In recent years the supergroup has been largely confined to heavier rock; it seems year there's always a new Dave Grohl or Jack White led group of reasonably known musicians putting out albums and touring the world. Then there was Ben Folds, Ben Kweller and Ben Lee joining forces for a short but critically acclaimed Australian tour as The Bens, yielding just one EP.

And so in 2010 a bunch of Australian pop-acoustic-rock musicians get together and take a crack at it. Basement Birds are Josh Pyke, Kevin Mitchell (Bob Evans/Jebediah), Steve Parkin and Kav Temperley (Eskimo Joe), riding a wave of recent popularity  and success to this side-project. And not unlike the decidedly experimental approach of 2009's amalgamation of alt-rock folkies Connor Oberst, Mike Mogis, M.Ward and Jim James as the Monsters of Folk, Basement Birds aren't afraid to broaden their horizons and step outside of their carefully crafted musical personas.

The album feels like it gets off to a cautious start with Waiting For You, the first single of the album,  easing the listener into the album with a "Hey guys it's us! We're singing together but you'll still like it!" sensibility to it. The quirky alt-bluegrass (now there's a genre that needs to exist!) Bus Stop quickly sets things straight, with vocal contributions by Julia Stone, and by track three, Not The One (the second single) they find a rhythm that carries through the rest of the album.

All in all Basement Birds is a fun album. The listener Consciously playing to each member's strengths, you'll of course find Mitchell's trademark nasal voice, Temperley's soulful expression and Pyke's arpeggio singing style, but at the same time find much more than that. The addition of Lucky Oceans on pedal steel, a "super" in his own right as perhaps the most internationally known of the group, adds a texture to the album that helps separate it from the cannon of the individual members by throwing in a country flavour here and there.

Lyrically the album sticks largely to pop-rock sensibilities. There's no shortage of love-lost and love-found jaunts on Basement Birds. There's no profound moments;  no one here is trying to outdo the other with their prose. Instead, Basement Birds shines with its rich instrumentation; the four bring together very different sounds to create something wholly new that at the same time any fan of the four should easily embrace.

The album is perhaps at its strongest when they do venture off the beaten track as with the Temperley-driven Holly, a sweet anthemic gospel-rock driven number (with hints of Powderfinger-esque grandeur) that in my ideal world would be the lead single. Meanwhile the acoustic guitar and pedal steel instrumental that is Hamilton Hill is an enjoyable mid-album repree before kicking it up in the rockin' Hardest Part that features perhaps Lucky's best slide work of the album, and four-part harmonies that are what this group was made for.

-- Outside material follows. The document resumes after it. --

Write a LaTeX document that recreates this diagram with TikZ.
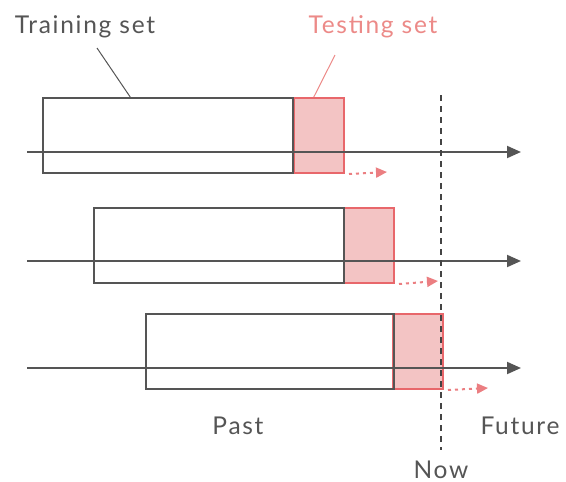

It's tracks like Heartache on the Radio where the Basement Birds shine, the irony of lines like "Say do you get sick of always hearing the same old songs?" sung by a collective musicians that have had their share of domination of the airwaves in recent years; throwing in a reference to Clint Eastwood's Play Misty For Me, a film about a psychotic radio listener-turned stalker who requests the same song ad nauseum. Sounds to me like these four perpetrators of playlist domination are just as sick of the concept of high rotation as the rest of us. All that remains is for Triple J to pick up this track and give it a spin once an hour for the next month.